With all of the above in mind, there is a lot of excitement about serverless computing floating around. In fact, some of it might seem hyperbolic – until you think about just how quickly cloud and other past innovations took off.
Over at InfoWorld, Matt Asay made a compelling case just this past summer that a lack of serverless computing services could hurt one of the biggest brands in tech.
Google has become a real monolith. Over time, through all of its innovations, acquisitions, and dominant search technologies, the company has cornered the market on certain tech segments. But now, Asay and others argue that Google could lose an important race – one to offer serverless computing options, where AWS Lambda and Azure Function are competing plays to offer these new models to customers.
Ticking off major commercial brands that have jumped to serverless computing, Asay underscores the idea that containerization, as new as it is, can in some ways be made obsolete by new serverless computing technologies. Naming the technologies that SC is replacing is one more way to really understand what serverless computing is and how it is being used.
What's next for SC? That's up to the adopters.
You could Google "Lambda and Alexa" to get an idea of applications to smart home technologies, or "serverless and manufacturing" to see how the same technologies are being applied to that brave new world of production robotics and data-driven industrial processes.
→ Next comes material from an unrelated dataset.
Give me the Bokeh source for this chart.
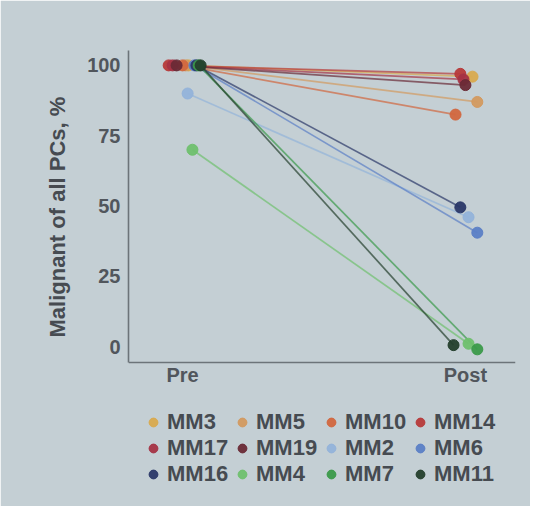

For instance, in a survey of a Fortune 500 company that makes heavy equipment, a Flux7 case study goes over some of the benefits of serverless design. "Managing security, risk and compliance" might not have sounded like something a production company would have been doing in the 1980s, but today, the analysis of how audit and notification tools power business, even a very physical business, shows how dependent all fields are on software, and how serverless can help.
There's also the promise of more "out of the box" functionality as a result of serverless technologies: At the Next Platform, Doug Vanderweide makes the case for a coming egalitarianism in which regularly defined functions will "make everyone a programmer" and possibly erode that guild of smart techies that control comfortable positions in corporate structures.
Is that a good or a bad thing? It really depends – however, if you look at an analogy, specifically, the birth of automation in HTML tools providing easier web design, you can see how making tools more accessible aids business. In the words of some consultants, if you don't need a data scientist to do analysis, and anyone can perform analysis and create reports, you're generally better off.
Look for serverless computing to enable many of these changes in the future, as it emerges to provide alternatives for purchasing server performance in big blocks.